* Begin Supplied data *

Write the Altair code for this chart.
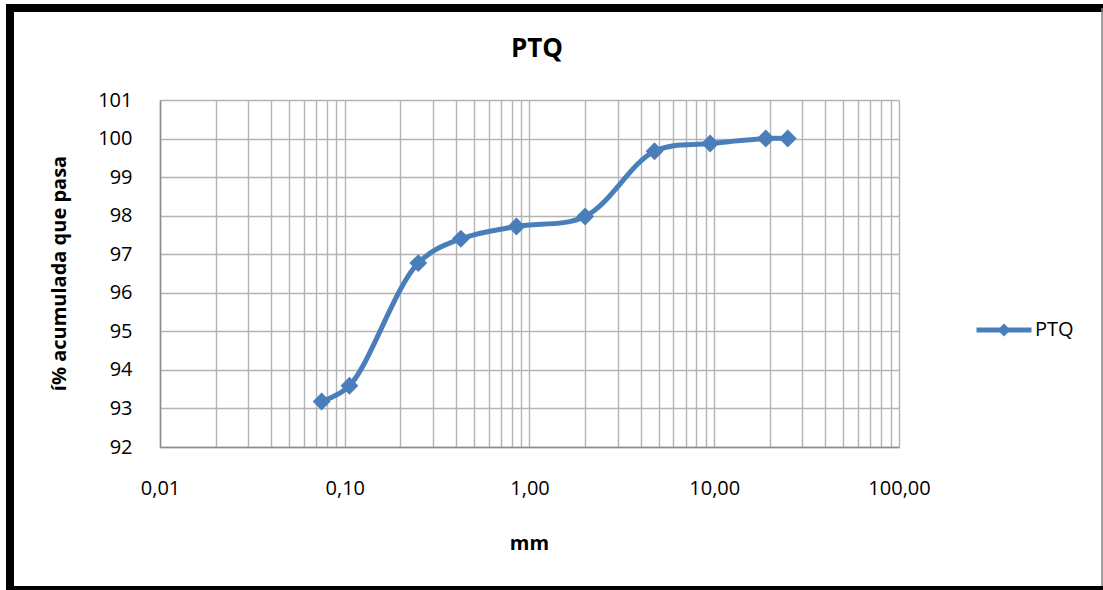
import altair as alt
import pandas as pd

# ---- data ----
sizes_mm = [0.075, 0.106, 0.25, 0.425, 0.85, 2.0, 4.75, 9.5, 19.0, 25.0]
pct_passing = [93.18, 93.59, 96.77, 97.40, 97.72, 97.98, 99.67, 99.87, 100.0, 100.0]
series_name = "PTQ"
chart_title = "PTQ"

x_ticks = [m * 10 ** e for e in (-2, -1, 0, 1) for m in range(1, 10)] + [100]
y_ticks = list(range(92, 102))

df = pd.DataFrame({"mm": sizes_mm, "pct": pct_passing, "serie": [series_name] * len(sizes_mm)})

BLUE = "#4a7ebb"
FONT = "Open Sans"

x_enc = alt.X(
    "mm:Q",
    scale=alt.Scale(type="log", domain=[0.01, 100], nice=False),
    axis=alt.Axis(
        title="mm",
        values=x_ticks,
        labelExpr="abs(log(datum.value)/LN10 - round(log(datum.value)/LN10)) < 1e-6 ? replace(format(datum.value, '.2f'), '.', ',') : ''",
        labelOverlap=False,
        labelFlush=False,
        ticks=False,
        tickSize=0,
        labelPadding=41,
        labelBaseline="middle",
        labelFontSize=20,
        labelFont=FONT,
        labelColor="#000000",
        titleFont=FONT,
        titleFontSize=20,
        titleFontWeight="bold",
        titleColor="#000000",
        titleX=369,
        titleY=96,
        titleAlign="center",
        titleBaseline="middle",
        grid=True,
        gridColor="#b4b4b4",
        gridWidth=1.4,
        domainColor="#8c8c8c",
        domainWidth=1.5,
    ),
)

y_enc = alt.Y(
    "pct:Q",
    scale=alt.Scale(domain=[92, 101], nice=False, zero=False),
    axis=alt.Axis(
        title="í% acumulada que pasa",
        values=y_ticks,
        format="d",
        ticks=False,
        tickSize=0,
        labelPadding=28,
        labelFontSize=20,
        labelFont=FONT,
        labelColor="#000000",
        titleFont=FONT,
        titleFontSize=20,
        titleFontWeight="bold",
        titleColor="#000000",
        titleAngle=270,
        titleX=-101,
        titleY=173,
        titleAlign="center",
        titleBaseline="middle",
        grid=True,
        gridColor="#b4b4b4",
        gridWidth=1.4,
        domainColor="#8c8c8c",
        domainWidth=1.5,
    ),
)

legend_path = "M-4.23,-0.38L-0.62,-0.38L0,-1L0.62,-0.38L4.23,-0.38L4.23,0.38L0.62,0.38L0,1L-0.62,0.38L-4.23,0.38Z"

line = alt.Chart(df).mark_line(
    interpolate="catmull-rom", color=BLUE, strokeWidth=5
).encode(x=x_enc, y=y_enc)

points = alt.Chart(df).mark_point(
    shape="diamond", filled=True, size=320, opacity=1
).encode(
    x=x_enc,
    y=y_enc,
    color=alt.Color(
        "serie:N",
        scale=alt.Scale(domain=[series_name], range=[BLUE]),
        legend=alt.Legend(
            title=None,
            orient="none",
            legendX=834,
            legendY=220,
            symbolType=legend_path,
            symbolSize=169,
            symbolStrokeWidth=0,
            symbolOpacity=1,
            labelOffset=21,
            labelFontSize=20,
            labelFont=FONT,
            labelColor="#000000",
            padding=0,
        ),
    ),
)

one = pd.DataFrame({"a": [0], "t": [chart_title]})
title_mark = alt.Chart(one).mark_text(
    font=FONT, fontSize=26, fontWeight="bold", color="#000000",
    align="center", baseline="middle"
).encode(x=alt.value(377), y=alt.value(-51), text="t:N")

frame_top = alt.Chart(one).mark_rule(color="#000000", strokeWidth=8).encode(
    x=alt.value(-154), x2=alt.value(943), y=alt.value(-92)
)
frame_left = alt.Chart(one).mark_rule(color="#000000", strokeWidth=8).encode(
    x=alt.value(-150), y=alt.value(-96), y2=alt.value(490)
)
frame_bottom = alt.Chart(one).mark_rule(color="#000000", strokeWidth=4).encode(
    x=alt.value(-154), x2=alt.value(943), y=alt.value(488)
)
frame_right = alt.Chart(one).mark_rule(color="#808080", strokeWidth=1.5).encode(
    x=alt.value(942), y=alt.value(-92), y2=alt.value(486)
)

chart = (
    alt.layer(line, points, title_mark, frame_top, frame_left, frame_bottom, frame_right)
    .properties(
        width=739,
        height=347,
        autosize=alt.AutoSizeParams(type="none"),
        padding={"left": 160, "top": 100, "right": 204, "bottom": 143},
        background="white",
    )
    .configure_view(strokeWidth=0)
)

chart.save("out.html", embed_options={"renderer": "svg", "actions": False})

* End Supplied data *

▶ Problem to solve:
Restate, line by line and word for word, everything from the top of the material through the line that contains "y_ticks = list(range(92, 102))". Leave pictures out.

▶ Correct result:
Write the Altair code for this chart.
import altair as alt
import pandas as pd

# ---- data ----
sizes_mm = [0.075, 0.106, 0.25, 0.425, 0.85, 2.0, 4.75, 9.5, 19.0, 25.0]
pct_passing = [93.18, 93.59, 96.77, 97.40, 97.72, 97.98, 99.67, 99.87, 100.0, 100.0]
series_name = "PTQ"
chart_title = "PTQ"

x_ticks = [m * 10 ** e for e in (-2, -1, 0, 1) for m in range(1, 10)] + [100]
y_ticks = list(range(92, 102))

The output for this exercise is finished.